Il raggiungimento di un accordo sulla dichiarazione nel 1948 fu ostacolato da due fattori: il dissenso su alcuni capisaldi (principio di uguaglianza, libertà di coscienza e di contrarre matrimonio) e la diversa natura dei sistemi di diritto. In particolare, oggetto di dibattito furono l’articolo 16 (che stabiliva la libertà di contrarre matrimonio senza limitazioni religiose) e l’articolo 18 (sulla libertà di culto), entrambi in contrasto con la legge islamica. La Cina aderì, anche se il filosofo Chung-Shu Lo sosteneva che una completa condivisione dei principi fosse ostacolata dal diverso concetto etico delle relazioni sociali e politiche. I rapporti umani a fondamento della convivenza cinese si basavano sul dovere nei confronti del prossimo, piuttosto che sulla rivendicazione di diritti soggettivi. Chung-Shu Lo propose una sua versione della Dichiarazione. Il primo diritto dell’uomo era quello di vivere. In linea con la filosofia confuciana e la dottrina comunista, Chun-Shu Lo affermava che il riconoscimento di un diritto a un individuo doveva essere bilanciato da un dovere verso la società. L’uomo doveva vivere con un senso di dignità contribuendo al benessere e al progresso della società, e a questo scopo doveva godere di un diritto all’auto-espressione.
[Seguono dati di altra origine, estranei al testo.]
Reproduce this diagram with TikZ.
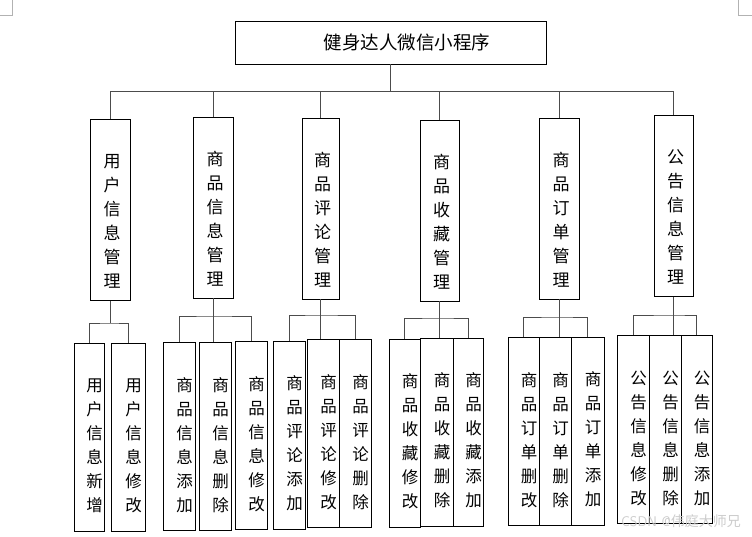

A causa delle controversie emerse dal dibattito, diversi autori considerano la dichiarazione eurocentrica. Sebbene le controversie attorno ad essa siano andate a scemare con il progressivo avanzare, negli anni, della cultura occidentale nel resto del mondo, il dibattito filosofico rimane tutt’oggi acceso. Resta il fatto che, nonostante l’enunciazione di principi validi a ogni latitudine e tendenti a uniformare i diritti dell’uomo su un piano universale e a garantire una vita fondata su libertà, dignità e rispetto reciproco, a distanza di quasi 80 anni si parla ancora di guerra nel mondo con due situazioni in contemporanea che sono in atto nel Medio Oriente e fra Russia e Ucraina, vicine oramai ai tre anni di conflitto. Il segnale di come anche il più perfetto dei “codici” possa essere disatteso per motivi che finiscono con il calpestare qualsiasi ragione, evitando il ricorso all’unica forza vera che deve prevalere: quella del dialogo. Una dichiarazione che dunque si ritrova vittima del fallimento della ragione: fin quando sarà così, evitare le guerre sarà molto più difficile.